Although the role of immigration in the creation of the African-American demographic has never been truly appreciated, it is now important to revisit it given the emerging trend of “reverse migration” engineered by the Trump administration.
Although the initial waves of movement of people of colour from Africa to the US was involuntary to the extent that it was driven by the vicissitudes of slavery, the need for labour that drove this wave persisted even after emancipation, when a monetary value was assigned to the labour of African Americans under capitalism.
Over the years, America – styling itself as the land of opportunity – has engaged in an annual ritual of encouraging immigration from Africa and other regions through what has come to be known as the DV Lottery or the “Green Card”.

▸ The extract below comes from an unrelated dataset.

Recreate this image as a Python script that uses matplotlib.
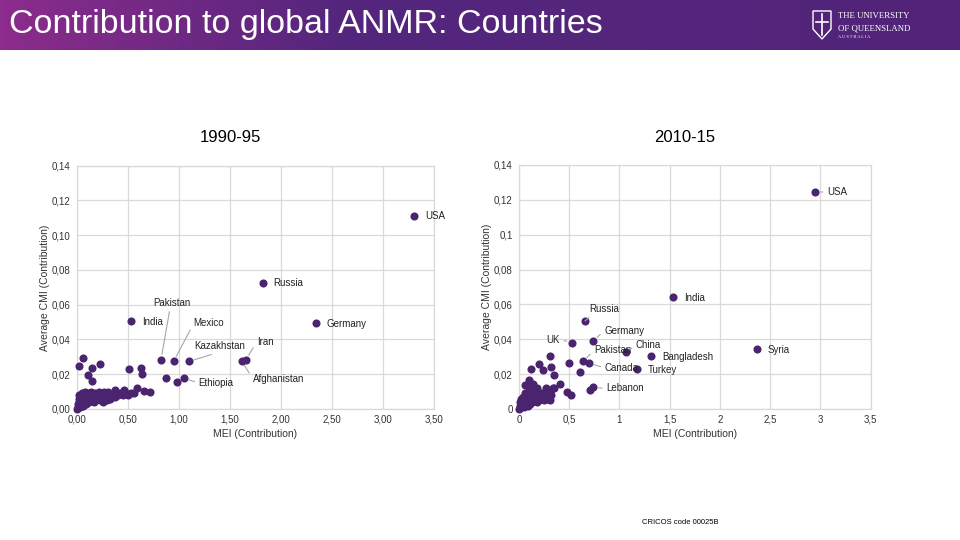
import matplotlib
matplotlib.use("Agg")
import matplotlib.pyplot as plt
import numpy as np
from matplotlib.colors import LinearSegmentedColormap
from matplotlib.patches import Polygon

plt.rcParams['font.family'] = ['Liberation Sans', 'DejaVu Sans']

# ---------------- data: 1990-95 ----------------
names_90 = ["USA", "Russia", "Germany", "India", "Pakistan", "Mexico",
            "Kazakhstan", "Iran", "Afghanistan", "Ethiopia"]
mei_90 = [3.30, 1.826, 2.339, 0.528, 0.825, 0.949, 1.099, 1.654, 1.614, 1.047]
cmi_90 = [0.1112, 0.0727, 0.0497, 0.0508, 0.0284, 0.0274, 0.0274, 0.0282, 0.0278, 0.0178]

other_mei_90 = [0.059, 0.023, 0.225, 0.150, 0.114, 0.150, 0.509, 0.629, 0.636, 0.874, 0.978,
                0.721, 0.656, 0.587, 0.564, 0.460, 0.375,
                0.00, 0.01, 0.01, 0.02, 0.02, 0.02, 0.03, 0.03, 0.03, 0.04, 0.04, 0.04,
                0.05, 0.05, 0.06, 0.06, 0.06, 0.07, 0.07, 0.07, 0.08, 0.08, 0.09, 0.09,
                0.09, 0.10, 0.10, 0.11, 0.11, 0.12, 0.12, 0.13, 0.13, 0.14, 0.15, 0.15,
                0.16, 0.17, 0.17, 0.18, 0.19, 0.20, 0.21, 0.22, 0.23, 0.24, 0.25, 0.26,
                0.27, 0.28, 0.29, 0.30, 0.31, 0.32, 0.33, 0.35, 0.37, 0.40, 0.42, 0.45,
                0.48, 0.50, 0.53, 0.02, 0.05, 0.08, 0.12, 0.18, 0.22, 0.26, 0.30]
other_cmi_90 = [0.0295, 0.0249, 0.0257, 0.0238, 0.0196, 0.0163, 0.0232, 0.0238, 0.0203, 0.0180, 0.0157,
                0.0096, 0.0105, 0.0123, 0.0094, 0.0107, 0.0109,
                0.000, 0.001, 0.003, 0.002, 0.004, 0.006, 0.001, 0.003, 0.005, 0.002, 0.004, 0.007,
                0.003, 0.005, 0.002, 0.004, 0.006, 0.003, 0.005, 0.008, 0.004, 0.006, 0.003, 0.005,
                0.007, 0.004, 0.006, 0.005, 0.008, 0.004, 0.006, 0.005, 0.007, 0.010, 0.005, 0.008,
                0.006, 0.004, 0.007, 0.009, 0.005, 0.007, 0.006, 0.008, 0.005, 0.007, 0.009, 0.006,
                0.010, 0.008, 0.006, 0.009, 0.010, 0.007, 0.006, 0.008, 0.007, 0.008, 0.009, 0.008,
                0.009, 0.008, 0.009, 0.008, 0.009, 0.010, 0.009, 0.006, 0.010, 0.004, 0.005]

# ---------------- data: 2010-15 ----------------
names_10 = ["USA", "India", "Syria", "Russia", "Germany", "UK", "Pakistan", "Canada",
            "China", "Bangladesh", "Turkey", "Lebanon"]
mei_10 = [2.946, 1.530, 2.366, 0.657, 0.737, 0.528, 0.637, 0.693, 1.062, 1.314, 1.175, 0.737]
cmi_10 = [0.1245, 0.0643, 0.0342, 0.0505, 0.0390, 0.0381, 0.0273, 0.0264, 0.0325, 0.0302, 0.0231, 0.0124]

other_mei_10 = [0.710, 0.308, 0.202, 0.315, 0.116, 0.242, 0.500, 0.604, 0.345, 0.103, 0.136,
                0.063, 0.408, 0.341, 0.474, 0.514,
                0.00, 0.01, 0.01, 0.02, 0.02, 0.02, 0.03, 0.03, 0.04, 0.04, 0.05, 0.05,
                0.05, 0.06, 0.06, 0.06, 0.07, 0.07, 0.08, 0.08, 0.09, 0.09, 0.09, 0.10,
                0.10, 0.11, 0.11, 0.12, 0.12, 0.13, 0.13, 0.14, 0.14, 0.15, 0.16, 0.17,
                0.18, 0.18, 0.19, 0.20, 0.21, 0.22, 0.23, 0.24, 0.25, 0.26, 0.27, 0.28,
                0.29, 0.30, 0.31, 0.32, 0.35, 0.12, 0.18, 0.27, 0.31]
other_cmi_10 = [0.0109, 0.0306, 0.0260, 0.0239, 0.0228, 0.0222, 0.0266, 0.0214, 0.0193, 0.0168, 0.0145,
                0.0136, 0.0142, 0.0119, 0.0096, 0.0082,
                0.000, 0.002, 0.004, 0.001, 0.003, 0.006, 0.002, 0.005, 0.003, 0.007, 0.001, 0.004,
                0.006, 0.002, 0.005, 0.009, 0.003, 0.007, 0.004, 0.006, 0.002, 0.005, 0.010, 0.004,
                0.007, 0.003, 0.006, 0.005, 0.009, 0.004, 0.007, 0.006, 0.011, 0.005, 0.008, 0.006,
                0.004, 0.010, 0.007, 0.005, 0.008, 0.006, 0.009, 0.007, 0.005, 0.008, 0.011, 0.006,
                0.009, 0.007, 0.010, 0.008, 0.012, 0.013, 0.012, 0.012, 0.005]

xticks_90 = [0, 0.5, 1.0, 1.5, 2.0, 2.5, 3.0, 3.5]
xlabels_90 = ["0,00", "0,50", "1,00", "1,50", "2,00", "2,50", "3,00", "3,50"]
yticks_90 = [0, 0.02, 0.04, 0.06, 0.08, 0.10, 0.12, 0.14]
ylabels_90 = ["0,00", "0,02", "0,04", "0,06", "0,08", "0,10", "0,12", "0,14"]
xticks_10 = [0, 0.5, 1.0, 1.5, 2.0, 2.5, 3.0, 3.5]
xlabels_10 = ["0", "0,5", "1", "1,5", "2", "2,5", "3", "3,5"]
yticks_10 = [0, 0.02, 0.04, 0.06, 0.08, 0.10, 0.12, 0.14]
ylabels_10 = ["0", "0,02", "0,04", "0,06", "0,08", "0,1", "0,12", "0,14"]

# label placement (pixel offsets): dx, dy, ha, line, relpos
place_90 = {
    "USA": (11, 0, "left", False, (0, 0.5)),
    "Russia": (10, 0, "left", False, (0, 0.5)),
    "Germany": (11, -1, "left", False, (0, 0.5)),
    "India": (11, -1, "left", False, (0, 0.5)),
    "Pakistan": (11, 57, "center", True, (0.45, 0)),
    "Mexico": (20, 38, "left", True, (0, 0.5)),
    "Kazakhstan": (5, 15, "left", True, (0.55, 0)),
    "Iran": (11, 18, "left", True, (0, 0.5)),
    "Afghanistan": (11, -18, "left", True, (0, 0.5)),
    "Ethiopia": (15, -5, "left", True, (0, 0.5)),
}
place_10 = {
    "USA": (12, 0, "left", True, (0, 0.5)),
    "India": (11, -1, "left", False, (0, 0.5)),
    "Syria": (11, -1, "left", False, (0, 0.5)),
    "Russia": (19, 12, "center", True, (0.15, 0)),
    "Germany": (11, 10, "left", True, (0, 0.5)),
    "UK": (-12, 3, "right", True, (1, 0.5)),
    "Pakistan": (11, 11, "left", True, (0, 0.5)),
    "Canada": (16, -5, "left", True, (0, 0.5)),
    "China": (10, 7, "left", True, (0, 0.5)),
    "Bangladesh": (11, -1, "left", False, (0, 0.5)),
    "Turkey": (11, -1, "left", False, (0, 0.5)),
    "Lebanon": (13, -1, "left", True, (0, 0.5)),
}

DOT = '#4B2470'
GRID = '#d9d9d9'
TXT = '#333333'

fig = plt.figure(figsize=(9.6, 5.4), dpi=100)

# header banner
hax = fig.add_axes([0, 1 - 50 / 540, 1, 50 / 540])
cmap = LinearSegmentedColormap.from_list('hdr', [(0, '#8c2c8c'), (0.35, '#55267d'), (1, '#51247A')])
hax.imshow(np.linspace(0, 1, 256)[None, :], aspect='auto', cmap=cmap, extent=[0, 960, 0, 50])
hax.set_xlim(0, 960)
hax.set_ylim(0, 50)
hax.axis('off')
hax.text(9, 26, "Contribution to global ANMR: Countries", color='white', fontsize=24.5,
         va='center', ha='left')
shield = Polygon([[813, 39], [831, 39], [831, 21], [822, 11], [813, 21]], closed=True,
                 fill=False, edgecolor='white', lw=1.0)
hax.add_patch(shield)
hax.plot([822, 822], [15, 36], color='white', lw=1.2)
hax.plot([816, 828], [28, 28], color='white', lw=1.2)
hax.text(838, 34, "THE UNIVERSITY", color='white', fontsize=6.3, family='Liberation Serif',
         va='center', ha='left')
hax.text(838, 22, "OF QUEENSLAND", color='white', fontsize=6.3, family='Liberation Serif',
         va='center', ha='left')
hax.text(838, 13, "A U S T R A L I A", color='white', fontsize=3.2, family='Liberation Serif',
         va='center', ha='left')


def panel(rect, names, mx, my, ox, oy, place, xt, xl, yt, yl):
    ax = fig.add_axes(rect)
    ax.set_xlim(0, 3.5)
    ax.set_ylim(0, 0.14)
    ax.set_xticks(xt)
    ax.set_xticklabels(xl)
    ax.set_yticks(yt)
    ax.set_yticklabels(yl)
    ax.grid(True, color=GRID, lw=0.9)
    ax.set_axisbelow(True)
    for s in ax.spines.values():
        s.set_color(GRID)
        s.set_linewidth(0.9)
    ax.tick_params(axis='x', length=0, labelsize=7, colors=TXT, pad=4)
    ax.tick_params(axis='y', length=0, labelsize=7, colors=TXT, pad=4.5)
    ax.scatter(ox, oy, s=34, color=DOT, zorder=3, clip_on=False, linewidths=0)
    ax.scatter(mx, my, s=34, color=DOT, zorder=3, clip_on=False, linewidths=0)
    for n, x, y in zip(names, mx, my):
        dx, dy, ha, line, rp = place[n]
        ap = dict(arrowstyle='-', color='#a6a6a6', lw=0.8, shrinkA=1, shrinkB=4,
                  relpos=rp) if line else None
        ax.annotate(n, (x, y), xytext=(dx, dy), textcoords='offset pixels', ha=ha,
                    va='center', fontsize=7, color='#222222', arrowprops=ap,
                    annotation_clip=False)
    ax.set_xlabel("MEI (Contribution)", fontsize=7.5, color=TXT, labelpad=3)
    ax.set_ylabel("Average CMI (Contribution)", fontsize=7.5, color=TXT, labelpad=1)
    return ax


ax1 = panel([76.7 / 960, 1 - 409 / 540, (434.3 - 76.7) / 960, (409 - 165.7) / 540],
            names_90, mei_90, cmi_90, other_mei_90, other_cmi_90, place_90,
            xticks_90, xlabels_90, yticks_90, ylabels_90)
ax2 = panel([519 / 960, 1 - 409 / 540, (870.7 - 519) / 960, (409 - 165) / 540],
            names_10, mei_10, cmi_10, other_mei_10, other_cmi_10, place_10,
            xticks_10, xlabels_10, yticks_10, ylabels_10)

fig.text(230 / 960, 1 - 138 / 540, "1990-95", fontsize=12, ha='center', va='center', color='black')
fig.text(685 / 960, 1 - 138 / 540, "2010-15", fontsize=12, ha='center', va='center', color='black')
fig.text(680 / 960, 1 - 523 / 540, "CRICOS code 00025B", fontsize=5.5, ha='center', va='center',
         color='black')

fig.savefig("out.png", dpi=100)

Until president Trump was sworn in, there was a tacit acknowledgement that people of colour, including Africans, were welcome in the US as part of its agenda to drive diversity and inclusion.
With the coming of Trump, however, America has taken a drastic and abrupt u-turn on this policy, triggering a wave of forced deportation of people of colour, including Hispanics who have migrated in large numbers, albeit illegally, into the US.
The point that is worth making, however, is that immigration of African peoples over the centuries is what has created the ever-changing tapestry of people of colour that we identify as African-American.
True, there are those who, by virtue of birth and history, feel that they are more African-American than the Johnnie-come-latelys. However, it is difficult to run away from the reality that African who emigrate to the US and become its citizens are also African-Americans.
Indeed, some of them have sought, and secured, political office, with Momanyi Hintsley being one of the latest and best examples. That act of political inclusion has its root in emigration and this makes it all the more important to revisit and amplify the nexus between emigration and the change face of Black History.
In the past, this celebration of February as the ‘Black History’ month was confined to the demographic that traced its origin to the cotton plantations of the South and which identified with heroes like George Washington Curver and Booker T. Washington or heroines like Harriet Tubman and my favourite, Zora Neale Hurston.
However, that purity has been melting into the cultural pot that has brought other Africans and Caribbeans into the mix. Nowhere was this more evident that in the persona of former Vice President Kamala Harris, who has both African and Indian blood in her veins and who also traces her roots to the Caribbean.
We ought, in my view, to celebrate her as the woman of colour who has scaled the highest peak in American politics and deserves to share a pedestal with other equally worthy predecessors like Condoleezza Rice.
Indeed, as part of the Black History month, we should take time to re-evaluate the place of people of colour in the Trump administration because, in my view, African-Americans, irrespective of their shades, have been handed the short end of the political stick. There is, so far, no man or woman of colour in the Trump Cabinet.
With the exception of Elon Musk, who has been handed a poisoned chalice, there is no high-ranking African-American in any of the key appointive positions in the Trump government, and for a race that had made so much progress under the administrations of both Obama and Biden, “blacks” have been terribly short-changed by the current administration despite their support for President Trump at the ballot, which, ironically came at the expense of their own daughter, Harris.
One of the shifts that need to happen is for “African Americans” to come to terms with the reality that that identity has morphed and is no longer the preserve of the descendants of slaves. It is, and ought to be claimed, by descendants of men and women of colour who were driven to the US by the demands of labour.
Once this sinks in, the idea of deporting immigrants of a few decades or years ago should be mainstreamed as an injustice against all people of colour, including the African American Diaspora. Power is shifting. The control of the instruments that create wealth is shifting.
African American of all shades and persuasions ought, therefore, to forget tears them asunder and find commonalities that will position them at the high table of politics and capitalism.